Polar Orbit Decoding: Universal Parallel Soft Decoding via Automorphism Orbits

TL;DR

This paper introduces Polar Orbit Decoding (POD), a universal parallel decoding framework for binary linear block codes that reduces latency while maintaining maximum-likelihood performance by leveraging automorphism orbits.

Contribution

The work proposes a novel parallel decoding method using automorphism orbits and efficient group representation, enabling universal decoding for BLBCs with reduced latency.

Findings

Achieves maximum-likelihood performance on extended BCH and Golay codes.

Significantly reduces decoding latency compared to traditional methods.

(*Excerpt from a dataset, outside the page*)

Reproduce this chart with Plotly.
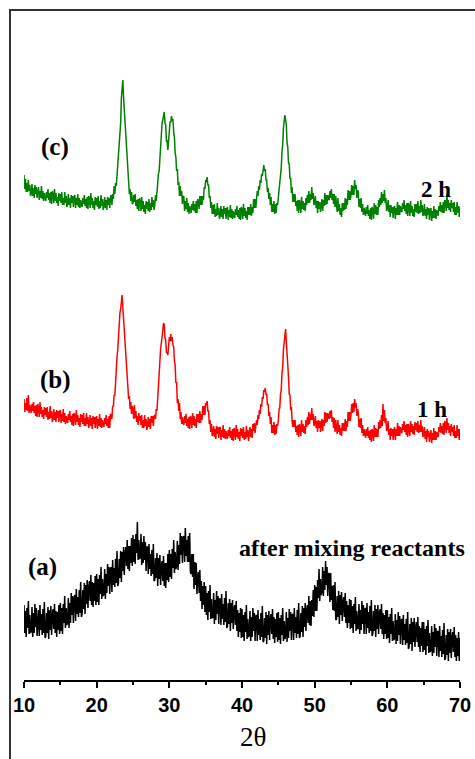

Provides a polynomial-time systematic computation of automorphism groups.

Abstract

Binary linear block codes (BLBCs) form the foundation of modern communication systems, yet no single code family simultaneously optimizes all performance aspects. This leads to the widely used multi-code architecture in the standard, significantly increasing the hardware complexity since multiple decoders are required in each piece of equipment. A universal decoding framework based on polar transformations has recently been proposed to unify BLBC decoding under polar-style decoders, but its parallelization has not yet been discussed. In this work, we propose Polar Orbit Decoding (POD), a universal parallel decoding framework for BLBCs. We identify that the automorphisms of BLBCs generate an orbit of permutations that induce diverse decoding trajectories with identical dynamic-frozen constraints after the polar transformations. By decoding over this automorphism orbit in parallel, POD achieves substantial latency-performance tradeoffs without requiring frozen-set readaptation or extra exhaustive permutation searches. Moreover, to enable efficient orbit traversal in the implementation, we represent the automorphism group in a base and strong generating set (BSGS) form using Schreier-Sims algorithms, making offline systematic computation accessible in polynomial time. Simulation results on extended BCH and extended Golay codes demonstrate that POD can achieve maximum-likelihood performance while significantly reducing the decoding latency compared to conventional successive cancellation list decoding.